Types of Temperature Sensors
There are two main types of temperature sensors: analog and digital. Analog sensors produce a continuous voltage or current proportional to temperature, while digital sensors provide discrete digital signals that represent temperature values.
Error Sources in Analog Sensors
Analog sensors are susceptible to various errors, including:
- Offset error: A constant deviation from the true temperature.
- Gain error: Incorrect scaling of the output signal.
- Noise: Random fluctuations affecting measurement accuracy.
- Temperature drift: Changes in sensor output due to ambient temperature variations.
Error Sources in Digital Sensors
Digital sensors also have specific error factors, such as:
- Resolution error: Limited number of bits affecting precision.
- Conversion error: Inaccuracies during analog-to-digital conversion.
- Communication error: Data transmission issues between sensor and processor.
- Calibration error: Deviations due to improper calibration procedures.
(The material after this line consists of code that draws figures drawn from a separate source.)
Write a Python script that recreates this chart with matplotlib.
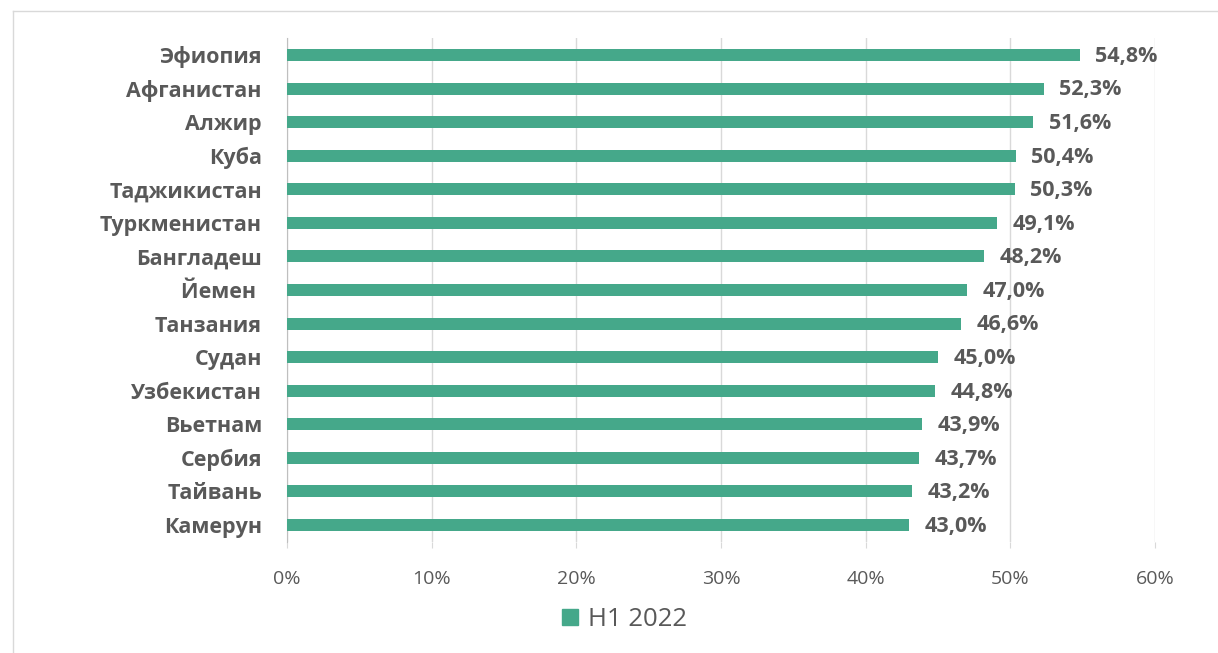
import matplotlib.pyplot as plt
from matplotlib.lines import Line2D
from matplotlib.patches import Patch
import numpy as np

strany = ["Эфиопия", "Афганистан", "Алжир", "Куба", "Таджикистан", "Туркменистан",
          "Бангладеш", "Йемен ", "Танзания", "Судан", "Узбекистан", "Вьетнам",
          "Сербия", "Тайвань", "Камерун"]
znach = [54.8, 52.3, 51.6, 50.4, 50.3, 49.1, 48.2, 47.0, 46.6, 45.0, 44.8, 43.9,
         43.7, 43.2, 43.0]
tiki = [0, 10, 20, 30, 40, 50, 60]
seriya = "H1 2022"

cvet = "#45a88a"
tekst = "#595959"
plt.rcParams['font.family'] = ['Open Sans', 'DejaVu Sans']

fig = plt.figure(figsize=(12.18, 6.53), dpi=100)
ax = fig.add_axes([0.2356, 0.1703, 0.7126, 0.7712])

y = np.arange(len(strany))
ax.barh(y, znach, height=0.36, color=cvet, zorder=3)
ax.set_ylim(len(strany) - 0.5, -0.5)
ax.set_xlim(0, 60)

for i, v in enumerate(znach):
    ax.annotate(f"{v:.1f}%".replace(".", ","), (v, i), xytext=(11, -1),
                textcoords="offset points", va="center", ha="left",
                fontsize=15.5, fontweight="bold", color=tekst)

ax.set_yticks(y)
ax.set_yticklabels(strany, fontsize=15.5, fontweight="bold", color=tekst)
ax.set_xticks(tiki)
ax.set_xticklabels([f"{t}%" for t in tiki], fontsize=14, color=tekst)
ax.tick_params(axis="y", length=0, pad=18)
ax.tick_params(axis="x", length=4, color="#d9d9d9", pad=16)
ax.grid(axis="x", color="#d9d9d9", lw=1, zorder=0)
for s in ["top", "right", "bottom"]:
    ax.spines[s].set_visible(False)
ax.spines["left"].set_color("#bfbfbf")

fig.legend(handles=[Patch(color=cvet, label=seriya)], loc="center",
           bbox_to_anchor=(0.513, 0.051), frameon=False, fontsize=18.5,
           handlelength=0.6, handleheight=0.6, handletextpad=0.4,
           labelcolor=tekst)

# рамка области диаграммы
fig.add_artist(Line2D([13 / 1218, 1], [1 - 11 / 653, 1 - 11 / 653], color="#d9d9d9", lw=1))
fig.add_artist(Line2D([13 / 1218, 13 / 1218], [0, 1 - 11 / 653], color="#d9d9d9", lw=1))

fig.savefig("out.png", dpi=100)
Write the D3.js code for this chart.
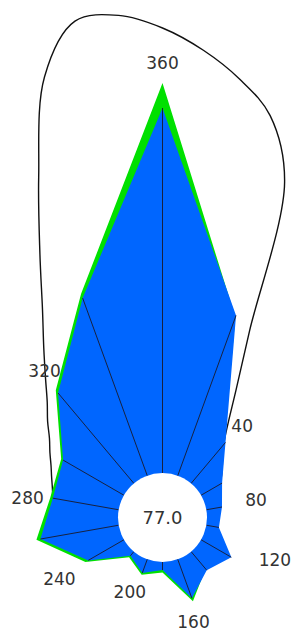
<!DOCTYPE html>
<html>
<head>
<meta charset="utf-8">
<script src="https://cdn.jsdelivr.net/npm/d3@7"></script>
<style>
  body { margin: 0; background: #fff; }
  svg { display: block; }
</style>
</head>
<body>
<svg width="292" height="629"></svg>
<script>
const width = 292;
const height = 629;
const cx = 162.5, cy = 517.5;
const innerR = 44.5;

// direction of each spoke (degrees, clockwise from north)
const angles = [0, 20, 40, 60, 80, 100, 120, 140, 160, 180, 200, 220, 240, 260, 280, 300, 320, 340];

// main series (blue) and second series (green, drawn behind)
const blueValues  = [36.5, 17.05, 5.35, 2.43, 1.59, 1.28, 3.5, 2.43, 4.15, 0.8, 1.45, 0.55, 4.13, 7.95, 6.69, 7.03, 11.8, 18.9];
const greenValues = [39.0, 16.85, 5.15, 2.25, 1.45, 1.15, 3.35, 2.25, 4.45, 1.05, 1.65, 0.75, 4.45, 8.35, 6.95, 7.25, 12.15, 19.35];

// outer envelope line
const envAngles = [280, 285, 290, 295, 300, 305, 310, 315, 320, 325, 330, 335, 340, 345, 350, 355,
                   0, 5, 10, 15, 20, 25, 30, 35, 40, 45, 50, 55, 60];
const envValues = [6.69, 6.95, 7.35, 7.85, 8.55, 9.35, 10.55, 11.85, 13.75, 16.25, 19.55, 24.55, 31.75, 41.15, 45.95, 45.95,
                   44.5, 42.45, 40.05, 37.15, 31.25, 16.15, 10.25, 6.95, 5.05, 4.05, 3.35, 2.75, 2.15];

// angle tick labels
const tickAngles = [0, 40, 80, 120, 160, 200, 240, 280, 320];
const tickLabels = ["360", "40", "80", "120", "160", "200", "240", "280", "320"];
const centerValue = 77.0;

// small label nudges (px) so they sit like the original
const labelNudge = [[0, -0.5], [3.8, -1], [14.3, -3.5], [26.3, -7.8], [-6.3, 1.5], [-5, -2], [-8.7, 7], [-3, 3.3], [1.6, -4]];

const rad = d => d * Math.PI / 180;

const r = d3.scaleLinear()
  .domain([0, 40])
  .range([innerR, innerR + 400]);

const svg = d3.select("svg");
const g = svg.append("g").attr("transform", `translate(${cx},${cy})`);

const blue = angles.map((a, i) => ({ angle: a, value: blueValues[i] }));
const green = angles.map((a, i) => ({ angle: a, value: greenValues[i] }));
const env = envAngles.map((a, i) => ({ angle: a, value: envValues[i] }));

const radial = d3.lineRadial()
  .angle(d => rad(d.angle))
  .radius(d => r(d.value));

// envelope curve
g.append("path")
  .datum(env)
  .attr("d", radial.curve(d3.curveCatmullRom))
  .attr("fill", "none")
  .attr("stroke", "#111")
  .attr("stroke-width", 1.4);

const poly = d3.lineRadial()
  .angle(d => rad(d.angle))
  .radius(d => r(d.value))
  .curve(d3.curveLinearClosed);

g.append("path")
  .datum(green)
  .attr("d", poly)
  .attr("fill", "#00e000");

g.append("path")
  .datum(blue)
  .attr("d", poly)
  .attr("fill", "#0066ff");

// spokes
const spoke = d3.lineRadial().angle(d => d[0]).radius(d => d[1]);
g.selectAll(".spoke")
  .data(blue)
  .join("path")
  .attr("class", "spoke")
  .attr("d", d => spoke([[rad(d.angle), innerR], [rad(d.angle), r(d.value)]]))
  .attr("stroke", "#1a1a2a")
  .attr("stroke-width", 0.9);

// centre disc
g.append("circle")
  .attr("r", innerR)
  .attr("fill", "#fff");

g.append("text")
  .attr("text-anchor", "middle")
  .attr("dy", "0.36em")
  .attr("font-family", "DejaVu Sans")
  .attr("font-size", 18)
  .attr("fill", "#333")
  .text(d3.format(".1f")(centerValue));

// angle labels
g.selectAll(".lbl")
  .data(tickAngles)
  .join("text")
  .attr("class", "lbl")
  .attr("text-anchor", "middle")
  .attr("dy", "0.36em")
  .attr("font-family", "DejaVu Sans")
  .attr("font-size", 17)
  .attr("fill", "#333")
  .attr("x", (a, i) => {
    const k = angles.indexOf(a);
    const rr = Math.max(r(blueValues[k]), r(greenValues[k])) + 20;
    return rr * Math.sin(rad(a)) + labelNudge[i][0];
  })
  .attr("y", (a, i) => {
    const k = angles.indexOf(a);
    const rr = Math.max(r(blueValues[k]), r(greenValues[k])) + 20;
    return -rr * Math.cos(rad(a)) + labelNudge[i][1];
  })
  .text((a, i) => tickLabels[i]);
</script>
</body>
</html>
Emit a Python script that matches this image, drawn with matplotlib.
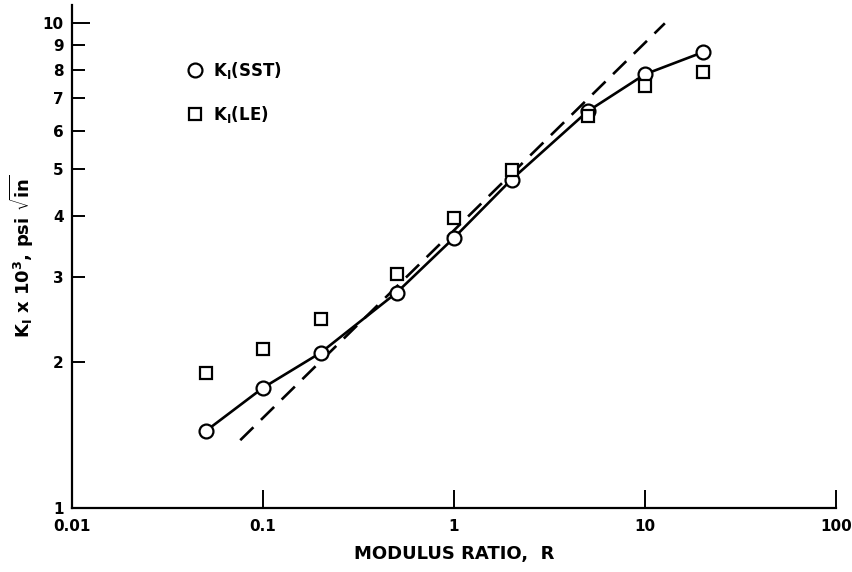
import numpy as np
import matplotlib
matplotlib.use('Agg')
import matplotlib.pyplot as plt

# Modulus ratio values and stress intensity factors (x 10^3)
ratio = [0.05, 0.1, 0.2, 0.5, 1, 2, 5, 10, 20]
k_sst = [1.44, 1.77, 2.09, 2.78, 3.61, 4.76, 6.58, 7.85, 8.71]
k_le = [1.90, 2.13, 2.45, 3.04, 3.97, 4.99, 6.43, 7.41, 7.92]

# dashed reference line end points
dash_x = [0.076, 12.7]
dash_y = [1.38, 10.0]

x_ticks = [0.01, 0.1, 1, 10, 100]
x_ticklabels = ['0.01', '0.1', '1', '10', '100']
y_ticks = [1, 2, 3, 4, 5, 6, 7, 8, 9, 10]

plt.rcParams['mathtext.fontset'] = 'dejavusans'

fig = plt.figure(figsize=(8.53, 5.72), dpi=100)
ax = fig.add_axes([0.0844, 0.1119, 0.8957, 0.8791])

ax.set_xscale('log')
ax.set_yscale('log')

ax.plot(ratio, k_sst, color='black', lw=1.9, zorder=2)
ax.plot(dash_x, dash_y, color='black', lw=1.9, dashes=(7, 4), zorder=2)
ax.plot(ratio, k_sst, 'o', ms=10, mfc='white', mec='black', mew=1.6, zorder=3)
ax.plot(ratio, k_le, 's', ms=9, mfc='white', mec='black', mew=1.6, zorder=3)

ax.set_xlim(0.01, 100)
ax.set_ylim(1, 10.9)

ax.spines['top'].set_visible(False)
ax.spines['right'].set_visible(False)
ax.spines['left'].set_linewidth(1.6)
ax.spines['bottom'].set_linewidth(1.6)

ax.set_xticks(x_ticks)
ax.set_xticklabels(x_ticklabels)
ax.xaxis.set_minor_locator(matplotlib.ticker.NullLocator())
ax.set_yticks(y_ticks)
ax.set_yticklabels([str(v) for v in y_ticks])
ax.yaxis.set_minor_locator(matplotlib.ticker.NullLocator())

ax.tick_params(axis='x', direction='in', length=13, width=1.4, pad=8,
               labelsize=11)
ax.tick_params(axis='y', direction='in', length=9, width=1.4, pad=6,
               labelsize=11)
ax.yaxis.get_major_ticks()[-1].tick1line.set_markersize(13)
for lab in ax.get_xticklabels() + ax.get_yticklabels():
    lab.set_fontweight('bold')

ax.set_xlabel('MODULUS RATIO,  R', fontsize=13, fontweight='bold', labelpad=8)
ax.set_ylabel(r'K$_\mathbf{I}$ x 10$^\mathbf{3}$, psi $\sqrt{\mathbf{in}}$',
              fontsize=13, fontweight='bold', labelpad=5)

# legend drawn as in the original figure
ax.plot([0.044], [8.0], 'o', ms=10, mfc='white', mec='black', mew=1.6,
        clip_on=False)
ax.plot([0.044], [6.49], 's', ms=9, mfc='white', mec='black', mew=1.6,
        clip_on=False)
ax.text(0.055, 8.0, r'K$_\mathbf{I}$(SST)', fontsize=12, fontweight='bold',
        va='center')
ax.text(0.055, 6.49, r'K$_\mathbf{I}$(LE)', fontsize=12, fontweight='bold',
        va='center')

fig.savefig('out.png', dpi=100)
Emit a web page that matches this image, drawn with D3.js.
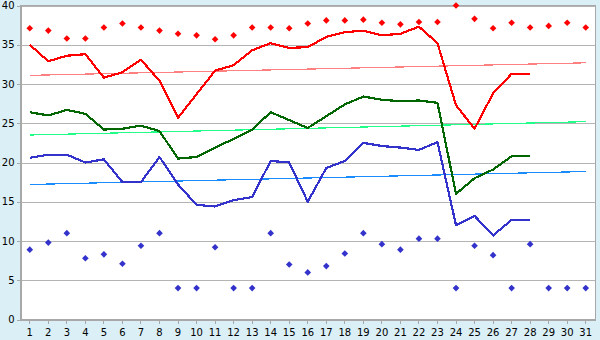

Practical Error Analysis Methods
To analyze errors effectively, it is important to perform calibration and testing under controlled conditions. Comparing sensor outputs with a reference standard helps identify systematic errors. Statistical methods, such as calculating the mean and standard deviation of repeated measurements, can quantify random errors.
Implementing error correction algorithms and regular calibration routines can improve measurement accuracy over time. Understanding the specific error sources allows for targeted improvements in sensor design and application.